Raphaël Mahaim (/fr/; born 31 December 1983) is a Swiss attorney and politician who serves on the National Council (Switzerland) for the Green Party since 2022. He previously served on the Grand Council of Vaud between 2007 and 2021.

== Early life and education ==
Mahaim was born 31 December 1983 in Lausanne, Switzerland, the only child to Cyril Mahaim and Francine Mahaim (née Cornaz). His father was a chemist and most notably an executive for Sandoz and Firmenich whilst his mother was a jurist. He has a younger sister, Danila Riviere (née Mahaim), who was adopted from Guatemala.

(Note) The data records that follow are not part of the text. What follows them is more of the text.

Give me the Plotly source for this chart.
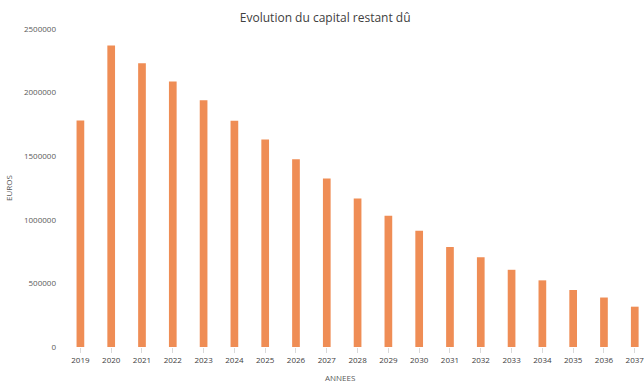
import plotly.graph_objects as go

years = [str(y) for y in range(2019, 2038)]
capital = [1780000, 2370000, 2230000, 2087000, 1940000, 1778000, 1631000, 1476000,
           1325000, 1167000, 1032000, 913000, 786000, 706000, 607000, 524000,
           448000, 389000, 317000]
y_ticks = [0, 500000, 1000000, 1500000, 2000000, 2500000]

fig = go.Figure()
fig.add_trace(go.Bar(
    x=years, y=capital, width=0.25,
    marker=dict(color="#EF8D55", line=dict(width=0)),
))

fig.update_layout(
    width=644, height=382,
    margin=dict(l=65, r=0, t=29, b=35),
    paper_bgcolor="white", plot_bgcolor="white",
    showlegend=False,
    font=dict(family="Open Sans, Liberation Sans, sans-serif", color="#595959"),
    title=dict(text="Evolution du capital restant dû", x=0.505, xanchor="center",
               y=1 - 18 / 382, yanchor="middle", yref="container",
               font=dict(size=12, color="#404040")),
)
fig.update_xaxes(
    type="category", range=[-0.5, 18.3],
    showline=False, showgrid=False,
    ticks="outside", ticklen=5, tickcolor="#D9D9D9",
    tickfont=dict(size=8, color="#404040"),
)
fig.update_yaxes(
    range=[0, 2500000], tickvals=y_ticks, tickformat="d",
    showgrid=False, zeroline=False, showline=False,
    tickfont=dict(size=8, color="#595959"),
    ticklabelstandoff=8,
    title=dict(text="EUROS", font=dict(size=8, color="#595959"), standoff=10),
)
fig.add_annotation(text="ANNEES", xref="paper", yref="paper",
                   x=(340 - 65) / (644 - 65), y=-30 / 318, yanchor="middle",
                   showarrow=False, font=dict(size=8, color="#595959"))

fig.write_html("out.html")
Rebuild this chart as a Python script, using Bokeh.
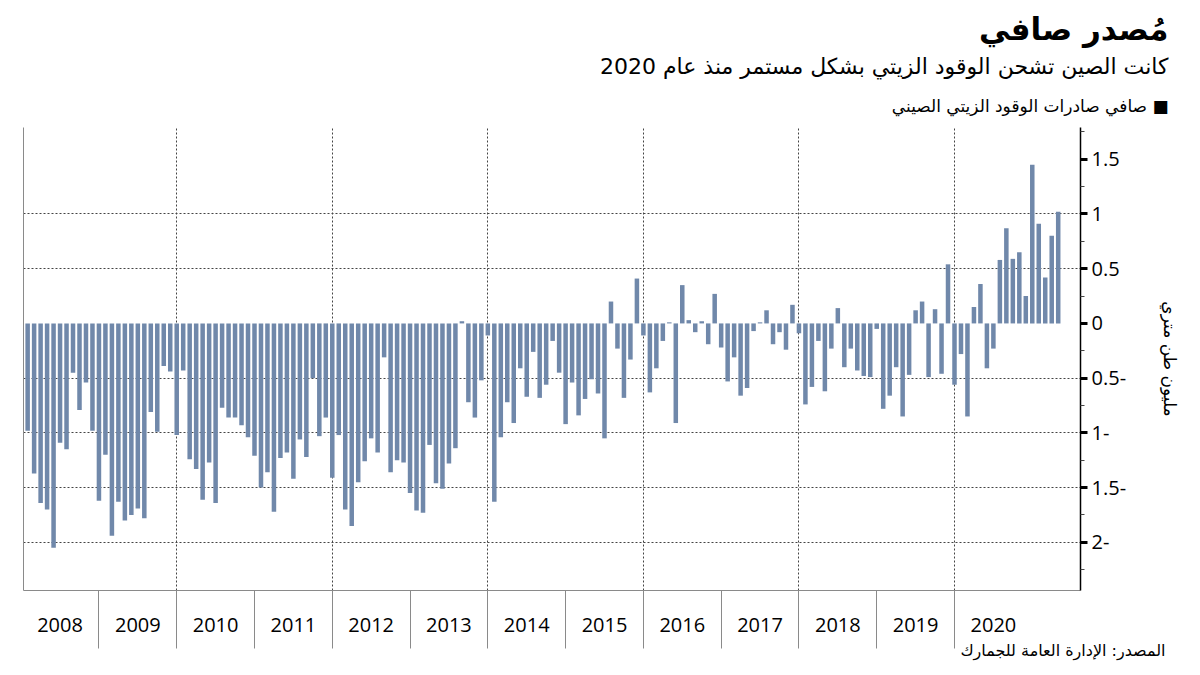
import pandas as pd
from bokeh.plotting import figure
from bokeh.models import (ColumnDataSource, FixedTicker, LinearAxis, Range1d,
                          CustomJSTickFormatter, Title)
from bokeh.embed import file_html
from bokeh.resources import INLINE

# ---- data (million metric tons, monthly net exports of fuel oil) ----
start_month = "2008-02-01"
net_exports = [
    -0.98, -1.37, -1.64, -1.70, -2.05, -1.09, -1.15, -0.45, -0.79, -0.54, -0.98,
    -1.62, -1.20, -1.94, -1.63, -1.80, -1.75, -1.69, -1.78, -0.81, -0.99, -0.39, -0.44,
    -1.02, -0.43, -1.24, -1.33, -1.61, -1.27, -1.64, -0.77, -0.86, -0.86, -0.93, -1.04,
    -1.21, -1.50, -1.36, -1.72, -1.23, -1.18, -1.42, -1.06, -1.22, -0.50, -1.03, -0.86,
    -1.41, -1.02, -1.70, -1.85, -1.45, -1.26, -1.05, -1.18, -0.31, -1.36, -1.25, -1.27,
    -1.55, -1.71, -1.73, -1.11, -1.46, -1.51, -1.28, -1.14, 0.02, -0.72, -0.86, -0.52,
    -0.11, -1.63, -1.04, -0.72, -0.91, -0.41, -0.67, -0.26, -0.68, -0.56, -0.16, -0.45,
    -0.92, -0.54, -0.84, -0.69, -0.51, -0.64, -1.05, 0.20, -0.23, -0.68, -0.33, 0.41,
    -0.11, -0.63, -0.41, -0.16, 0.01, -0.91, 0.35, 0.03, -0.08, 0.02, -0.19, 0.27,
    -0.22, -0.53, -0.31, -0.66, -0.59, -0.07, 0.01, 0.12, -0.19, -0.08, -0.24, 0.17,
    -0.09, -0.74, -0.58, -0.16, -0.62, -0.23, 0.14, -0.40, -0.23, -0.43, -0.48, -0.49,
    -0.05, -0.78, -0.66, -0.40, -0.85, -0.47, 0.12, 0.20, -0.49, 0.13, -0.46, 0.54,
    -0.56, -0.28, -0.85, 0.15, 0.36, -0.41, -0.23, 0.58, 0.87, 0.59, 0.65, 0.25,
    1.45, 0.91, 0.42, 0.80, 1.02,
]
year_labels = [str(y) for y in range(2008, 2021)]
y_ticks = [-2, -1.5, -1, -0.5, 0, 0.5, 1, 1.5]
y_minor = [-2.25, -1.75, -1.25, -0.75, -0.25, 0.25, 0.75, 1.25, 1.75]
grid_years = [2010, 2012, 2014, 2016, 2018, 2020]
y_grid = [-2, -1.5, -1, -0.5, 0.5, 1]

title_text = "مُصدر صافي"
subtitle_text = "كانت الصين تشحن الوقود الزيتي بشكل مستمر منذ عام 2020"
legend_text = "صافي صادرات الوقود الزيتي الصيني ■"
source_text = "المصدر: الإدارة العامة للجمارك"
y_label = "مليون طن متري"

months = pd.date_range(start_month, periods=len(net_exports), freq="MS")
xpos = [d.year + (d.month - 1) / 12.0 for d in months]
src = ColumnDataSource(dict(x=xpos, top=net_exports, month=[d.strftime("%Y-%m") for d in months]))

AR_FONT = "DejaVu Sans"
NUM_FONT = "Open Sans"

p = figure(width=1200, height=675, output_backend="svg", toolbar_location=None,
           x_range=Range1d(2008.03, 2021.62), y_range=Range1d(-2.44, 1.79),
           y_axis_location="right", x_axis_location="below",
           min_border_left=23, min_border_right=120, min_border_top=127, min_border_bottom=85)
p.outline_line_color = None
p.background_fill_color = "white"

p.vbar(x="x", top="top", bottom=0, width=0.058, source=src,
       fill_color="#7088aa", line_color=None)

# x axis
xa = p.xaxis[0]
xa.ticker = FixedTicker(ticks=[int(y) + 0.5 for y in year_labels],
                        minor_ticks=[int(y) for y in year_labels[1:]])
xa.formatter = CustomJSTickFormatter(code="return Math.floor(tick).toString();")
xa.major_tick_out = 0
xa.major_tick_in = 0
xa.minor_tick_out = 58
xa.minor_tick_in = 0
xa.minor_tick_line_color = "#8a8a8a"
xa.axis_line_color = "#8a8a8a"
xa.major_label_standoff = -31
xa.major_label_text_font = NUM_FONT
xa.major_label_text_font_size = "20px"
xa.major_label_text_color = "black"

# right y axis
ya = p.yaxis[0]
ya.ticker = FixedTicker(ticks=y_ticks, minor_ticks=y_minor)
ya.formatter = CustomJSTickFormatter(
    code="return tick < 0 ? (-tick).toString() + '-' : tick.toString();")
ya.axis_line_color = "black"
ya.axis_line_width = 1.5
ya.major_tick_out = 7
ya.major_tick_in = 0
ya.major_tick_line_width = 3
ya.major_tick_line_color = "black"
ya.minor_tick_out = 4
ya.minor_tick_in = 0
ya.minor_tick_line_color = "#444444"
ya.major_label_text_font = NUM_FONT
ya.major_label_text_font_size = "20px"
ya.major_label_text_color = "black"
ya.major_label_standoff = 4
ya.axis_label = y_label
ya.axis_label_text_font = AR_FONT
ya.axis_label_text_font_style = "normal"
ya.axis_label_text_font_size = "17px"
ya.axis_label_text_color = "black"
ya.axis_label_standoff = 31

# left border
la = LinearAxis(ticker=FixedTicker(ticks=[]), major_label_text_font_size="0px",
                major_tick_out=0, minor_tick_out=0, axis_line_color="#8a8a8a")
p.add_layout(la, "left")

# grids
p.xgrid.ticker = FixedTicker(ticks=grid_years)
p.xgrid.grid_line_color = "#444444"
p.xgrid.grid_line_dash = "2 2"
p.xgrid.grid_line_width = 1
p.ygrid.ticker = FixedTicker(ticks=y_grid)
p.ygrid.grid_line_color = "#444444"
p.ygrid.grid_line_dash = "2 2"
p.ygrid.grid_line_width = 1

# titles (nearest first)
p.add_layout(Title(text=legend_text, align="right", text_font=AR_FONT,
                   text_font_size="17px", text_font_style="normal",
                   text_color="black", offset=-88, standoff=24), "above")
p.add_layout(Title(text=subtitle_text, align="right", text_font=AR_FONT,
                   text_font_size="22px", text_font_style="normal",
                   text_color="black", offset=-88, standoff=5), "above")
p.add_layout(Title(text=title_text, align="right", text_font=AR_FONT,
                   text_font_size="31px", text_font_style="bold",
                   text_color="black", offset=-88, standoff=6), "above")
p.add_layout(Title(text=source_text, align="right", text_font=AR_FONT,
                   text_font_size="16px", text_font_style="normal",
                   text_color="black", offset=-85, standoff=9), "below")

open("out.html", "w").write(file_html(p, INLINE))
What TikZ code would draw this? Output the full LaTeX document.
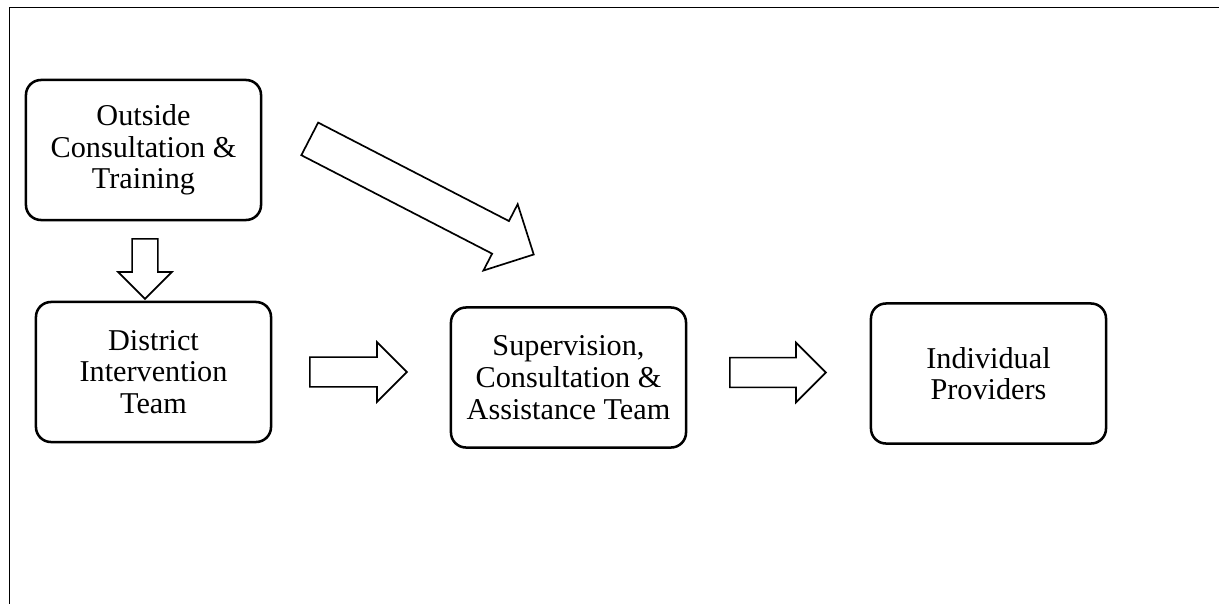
\documentclass[tikz,border=0pt]{standalone}
\usepackage{fontspec}
\setmainfont{Liberation Serif}
\usetikzlibrary{shapes.arrows}

\begin{document}
\begin{tikzpicture}[
x=0.025cm, y=-0.025cm,
box/.style={draw, rectangle, rounded corners=0.375cm, line width=1.8pt, minimum width=5.875cm, minimum height=3.5cm, align=center, font=\fontsize{21.5}{22.5}\selectfont},
blockarrow/.style={draw, single arrow, line width=1.2pt, inner xsep=0pt, single arrow tip angle=90, anchor=tail} ]

\useasboundingbox (0,0) rectangle (1219,604);
\draw[line width=1.3pt] (9.5,604) -- (9.5,7.5) -- (1219,7.5);

\node[box] (outside) at (143.5,150) {Outside\\Consultation \&\\Training};
\node[box] (district) at (153.5,372) {District\\Intervention\\Team};
\node[box] (superv) at (568.5,377.5) {Supervision,\\Consultation \&\\Assistance Team};
\node[box] (indiv) at (988.5,373.5) {Individual\\Providers};

\node[blockarrow, rotate=-90, minimum height=1.5cm, inner ysep=0.3cm, single arrow head extend=0.35cm] (arrdown) at (145,238) {};
\node[blockarrow, rotate=-27.3, minimum height=6.3cm, inner ysep=0.4375cm, single arrow head extend=0.475cm] (arrdiag) at (309,138.5) {};
\node[blockarrow, minimum height=2.425cm, inner ysep=0.35cm, single arrow head extend=0.375cm] (arrone) at (309,372) {};
\node[blockarrow, minimum height=2.4cm, inner ysep=0.35cm, single arrow head extend=0.375cm] (arrtwo) at (729,372.5) {};

\end{tikzpicture}
\end{document}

His paternal family is Jewish and originally hails from Belgium. He is a descendant of Ernest Mahaim (1865–1938), originally from Momignies, who served as liberal Belgian minister in the Government of Carton de Wiart in 1920–1921. The Mahaim family naturalized in Neuchâtel in 1938.

From 1996 to 1997, his family temporarily relocated to the New York metropolitan area, where his father was transferred working for Aroma Chemicals (part of Firmenich). Upon their return to Switzerland, Mahaim completed a Licentiate in Law and a Bachelor of Science in Environmental studies in 2006. He also complete a Doctor of Law at the University of Fribourg.

== Personal life ==
Mahaim is married to Elodie Mahaim (née Biermann). They have three children.